In the last few years, the art world has paid increasing attention to the work of the developing countries, and the artists, writers and curators from these areas are enlarging their sphere of influence. Recently, Nigerian born director Okwui Enwezor, who is based in New York, was named director of the next Documenta, an appointment which apparently occasioned surprise in certain quarters of the New York art world, but which must certainly be traced back to the international acclaim which Enwezor received for his directorship of the 2nd Johannesburg Biennale. This watershed event was hailed by Dan Cameron, director of the New Museum of Contemporary Art in New York “as the artistic payoff the world had been waiting for” in an article on the art events of 1997. It was fairly safe to surmise that the choices for Documenta 2000 ( would show an increase in non-western artists.

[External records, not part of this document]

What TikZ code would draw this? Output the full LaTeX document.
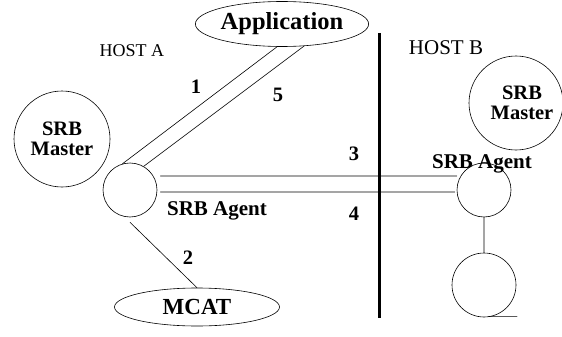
\documentclass[tikz,border=0pt]{standalone}
\usepackage{fontspec}
\setmainfont{Liberation Serif}
\usetikzlibrary{shapes.geometric}
\begin{document}
\begin{tikzpicture}[x=1pt, y=-1pt, line join=round, line cap=round, line width=0.6pt,
	font=\bfseries\fontsize{20.5}{20}\selectfont,
	oval/.style={draw, ellipse, inner sep=0pt},
	ball/.style={draw, circle, inner sep=0pt, align=center}]
				\useasboundingbox (0,0) rectangle (562,337);
				
				\path
				(282,24) node[oval, minimum width=168pt, minimum height=45pt] (App) {\fontsize{24.5}{24.5}\selectfont Application}
				(197,307) node[oval, minimum width=165pt, minimum height=38pt] (Mcat) {\fontsize{23}{23}\selectfont MCAT}
				(62,139) node[ball, minimum size=96pt] (MasterA) {SRB\\Master}
				(516,103) node[ball, minimum size=94pt] (MasterB) {\hspace*{12pt}SRB\\\hspace*{12pt}Master}
				(130,190) node[ball, minimum size=54pt] (AgentA) {}
				(484,190) node[ball, minimum size=54pt] (AgentB) {}
				(484,285) node[ball, minimum size=64pt] (Disk) {};
				
				% host border
				\draw[line width=3pt, line cap=butt] (379,33) coordinate (top) -- (379,318) coordinate (bot);
				
				\draw
				(AgentA.106) -- ([xshift=-5pt]App.south)
				(AgentA.60) -- (App.-45)
				([xshift=3pt, yshift=14pt]AgentA.east) -- ([yshift=14pt]AgentB.west)
				([xshift=3pt, yshift=-2pt]AgentA.east) -- ([xshift=-2pt, yshift=-2pt]AgentB.west)
				([yshift=-5pt]AgentA.south) -- (Mcat.north)
				(AgentB.south) -- (Disk.north)
				([xshift=4pt, yshift=1pt]Disk.south) -- ([xshift=33pt, yshift=1pt]Disk.south);
				
				\path
				(217,215) node[anchor=base, font=\bfseries\fontsize{21}{21}\selectfont] (lblA) {SRB Agent}
				(482,168) node[anchor=base, font=\bfseries\fontsize{21}{21}\selectfont] (lblB) {SRB Agent}
				(132,57) node[anchor=base, font=\fontsize{18}{18}\selectfont] (hostA) {HOST A}
				(446,55) node[anchor=base, font=\fontsize{21}{21}\selectfont] (hostB) {HOST B};
				
				\foreach \t/\x/\y in {1/196/87, 5/278/95, 3/354/154, 4/354/214, 2/188/258}
				\node (n\t) at (\x,\y) {\t};
			\end{tikzpicture}
\end{document}
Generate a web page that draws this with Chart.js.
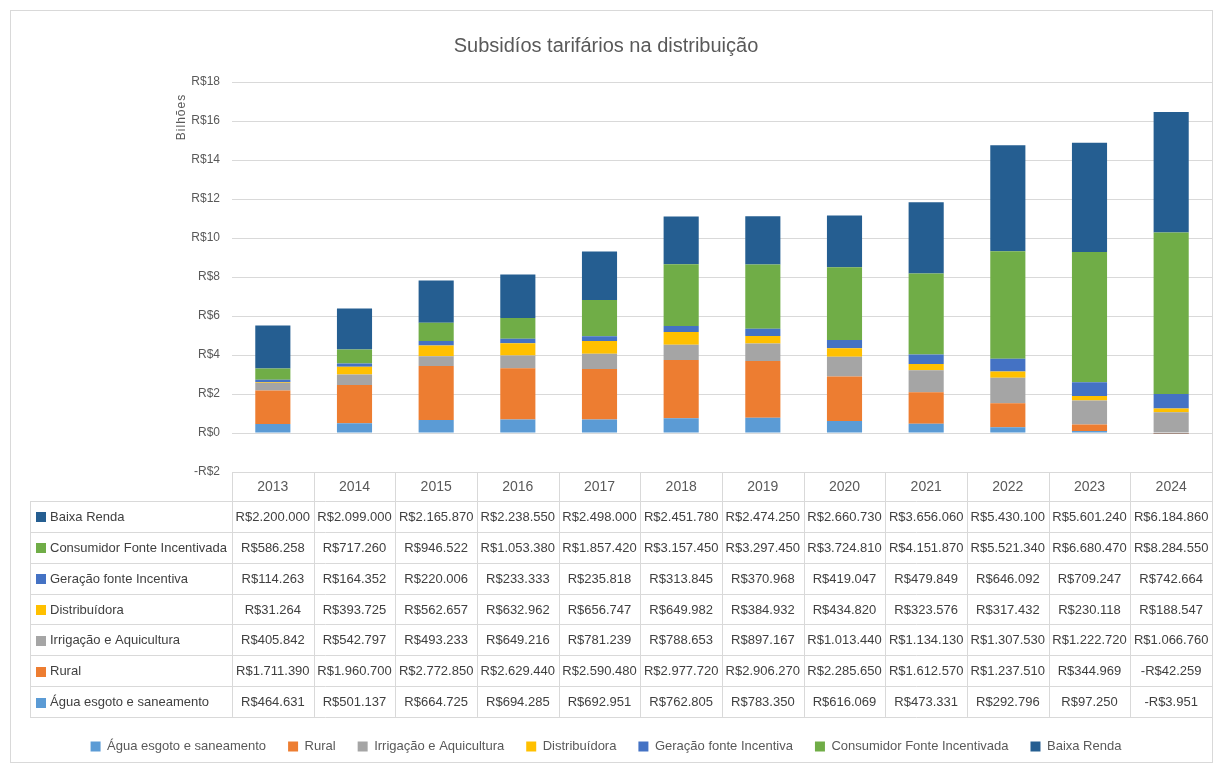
<!DOCTYPE html>
<html>
<head>
<meta charset="utf-8">
<script src="https://cdn.jsdelivr.net/npm/chart.js@4.4.1/dist/chart.umd.min.js"></script>
<style>
html,body{margin:0;padding:0;background:#fff;}
#wrap{position:relative;width:1213px;height:766px;}
</style>
</head>
<body>
<div id="wrap"><canvas id="c" width="1213" height="766"></canvas></div>
<script>
// values in thousands of R$
const years = ['2013','2014','2015','2016','2017','2018','2019','2020','2021','2022','2023','2024'];
const agua = [464631, 501137, 664725, 694285, 692951, 762805, 783350, 616069, 473331, 292796, 97250, -3951];
const rural = [1711390, 1960700, 2772850, 2629440, 2590480, 2977720, 2906270, 2285650, 1612570, 1237510, 344969, -42259];
const irrigacao = [405842, 542797, 493233, 649216, 781239, 788653, 897167, 1013440, 1134130, 1307530, 1222720, 1066760];
const distribuidora = [31264, 393725, 562657, 632962, 656747, 649982, 384932, 434820, 323576, 317432, 230118, 188547];
const geracao = [114263, 164352, 220006, 233333, 235818, 313845, 370968, 419047, 479849, 646092, 709247, 742664];
const consumidor = [586258, 717260, 946522, 1053380, 1857420, 3157450, 3297450, 3724810, 4151870, 5521340, 6680470, 8284550];
const baixaRenda = [2200000, 2099000, 2165870, 2238550, 2498000, 2451780, 2474250, 2660730, 3656060, 5430100, 5601240, 6184860];
const yTicks = [-2, 0, 2, 4, 6, 8, 10, 12, 14, 16, 18];

const seriesNames = ['Água esgoto e saneamento','Rural','Irrigação e Aquicultura','Distribuídora','Geração fonte Incentiva','Consumidor Fonte Incentivada','Baixa Renda'];
const seriesData = [agua, rural, irrigacao, distribuidora, geracao, consumidor, baixaRenda];
const colors = ['#5B9BD5','#ED7D31','#A5A5A5','#FFC000','#4472C4','#70AD47','#255E91'];

const FONT = "'Liberation Sans','Arial',sans-serif";
const TXT = '#595959';

function fmt(v){
  const neg = v < 0;
  const s = Math.abs(v).toString().replace(/\B(?=(\d{3})+(?!\d))/g, '.');
  return (neg ? '-R$' : 'R$') + s;
}

const datasets = seriesNames.map((n,i)=>({
  label: n,
  data: seriesData[i].map(v => v/1e6),
  backgroundColor: colors[i],
  borderWidth: 0,
  categoryPercentage: 1,
  barPercentage: 0.43,
  stack: 's'
}));

const tablePlugin = {
  id: 'tablePlugin',
  beforeDraw(chart){
    const ctx = chart.ctx;
    ctx.save();
    ctx.fillStyle = '#fff';
    ctx.fillRect(0,0,chart.width,chart.height);
    ctx.strokeStyle = '#D9D9D9';
    ctx.lineWidth = 1;
    ctx.strokeRect(10.5, 10.5, 1202, 752);
    ctx.restore();
  },
  afterDraw(chart){
    const ctx = chart.ctx;
    const ca = chart.chartArea;
    const n = years.length;
    const w = (ca.right - ca.left)/n;
    const yearTop = ca.bottom;
    const tableTop = 501;
    const rowH = 30.85;
    const rows = seriesNames.length;
    const tableBottom = tableTop + rows*rowH;
    const labelLeft = 30;
    ctx.save();
    ctx.strokeStyle = '#D9D9D9';
    ctx.lineWidth = 1;
    ctx.beginPath();
    ctx.moveTo(ca.left, Math.round(yearTop)+0.5); ctx.lineTo(ca.right, Math.round(yearTop)+0.5);
    for(let r=0;r<=rows;r++){
      const y = Math.round(tableTop + r*rowH)+0.5;
      ctx.moveTo(labelLeft, y); ctx.lineTo(ca.right, y);
    }
    for(let i=0;i<=n;i++){
      const x = Math.round(ca.left + i*w)+0.5;
      ctx.moveTo(x, yearTop); ctx.lineTo(x, tableBottom);
    }
    ctx.moveTo(labelLeft+0.5, tableTop); ctx.lineTo(labelLeft+0.5, tableBottom);
    ctx.stroke();

    ctx.font = '13px ' + FONT;
    ctx.textBaseline = 'middle';
    for(let r=0;r<rows;r++){
      const si = rows-1-r;
      const yc = tableTop + r*rowH + rowH/2 + 1;
      ctx.fillStyle = colors[si];
      ctx.fillRect(36, Math.round(yc-5), 10, 10);
      ctx.fillStyle = '#404040';
      ctx.textAlign = 'left';
      ctx.fillText(seriesNames[si], 50, yc);
      ctx.textAlign = 'center';
      for(let i=0;i<n;i++){
        const xc = chart.scales.x.getPixelForValue(i);
        ctx.fillText(fmt(seriesData[si][i]), xc, yc);
      }
    }
    ctx.save();
    ctx.translate(182, 117);
    ctx.rotate(-Math.PI/2);
    ctx.textAlign = 'center';
    ctx.textBaseline = 'middle';
    ctx.fillStyle = TXT;
    ctx.font = '12px ' + FONT;
    ctx.letterSpacing = '1px';
    ctx.fillText('Bilhões', 0, 0);
    ctx.restore();
    ctx.restore();
  }
};

new Chart(document.getElementById('c'), {
  type: 'bar',
  data: { labels: years, datasets },
  options: {
    responsive: false,
    animation: false,
    layout: { padding: { left: 0, right: 1, top: 0, bottom: 3 } },
    plugins: {
      title: {
        display: true,
        text: 'Subsidíos tarifários na distribuição',
        color: TXT,
        font: { family: FONT, size: 20, weight: 'normal' },
        padding: { top: 34, bottom: 24 }
      },
      legend: {
        position: 'bottom',
        labels: {
          color: TXT,
          boxWidth: 10,
          boxHeight: 10,
          padding: 22,
          font: { family: FONT, size: 13 }
        }
      },
      tooltip: { enabled: false }
    },
    scales: {
      x: {
        stacked: true,
        grid: { display: false, drawTicks: false },
        border: { display: false },
        ticks: { color: TXT, font: { family: FONT, size: 14 }, padding: 7 },
        afterFit(scale){ scale.height = 246; }
      },
      y: {
        stacked: true,
        min: -2, max: 18,
        afterBuildTicks(scale){ scale.ticks = yTicks.map(v=>({value:v})); },
        grid: { color: '#D9D9D9', drawTicks: false },
        border: { display: false },
        ticks: {
          color: TXT,
          font: { family: FONT, size: 12 },
          padding: 12,
          callback: v => (v < 0 ? '-R$' + (-v) : 'R$' + v)
        },
        afterFit(scale){ scale.width = 232; }
      }
    }
  },
  plugins: [tablePlugin]
});
</script>
</body>
</html>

But at the same time that the art world and even this book seek to define the essence of South African art, there are those artists that are seeking to evade those very definitions. Classification is a form of control with which South Africans are only too familiar. The irritating and unwelcome question ‘Where is the Africa in your art?’ was recently answered in this way by one of the brightest of the rising stars, Moshekwa Langa, on his way to the Sao Paolo Biennale:
“My intention in Sao Paulo is to invent an accomplice (working name: John Ruskin). Because Moshekwa has to answer stupid questions most of the time – ‘Where is Africa in your work?’ – we will both be able to answer and I think having this personage might go a long way to deflecting confining thinking. My/our work will be seen in an altered state and not within the limits of simply "African Art". I am very keen to make this kind of confusion – whose work is which? – which work is more authentically “African”? In other words I want to show that there are multiple forms of influence and that I and other African artists meander and incorporate different forms.”
Now that we are well and truly out of the garret, it would be my hope that the best work from my country will never be defined by some kind of ethnic ‘look’, a certain palette, a technique which becomes characteristic. Each of these would be a cul de sac. Instead, let the only common elements be a desire to take artistic risks, an energy, a generosity and an honesty.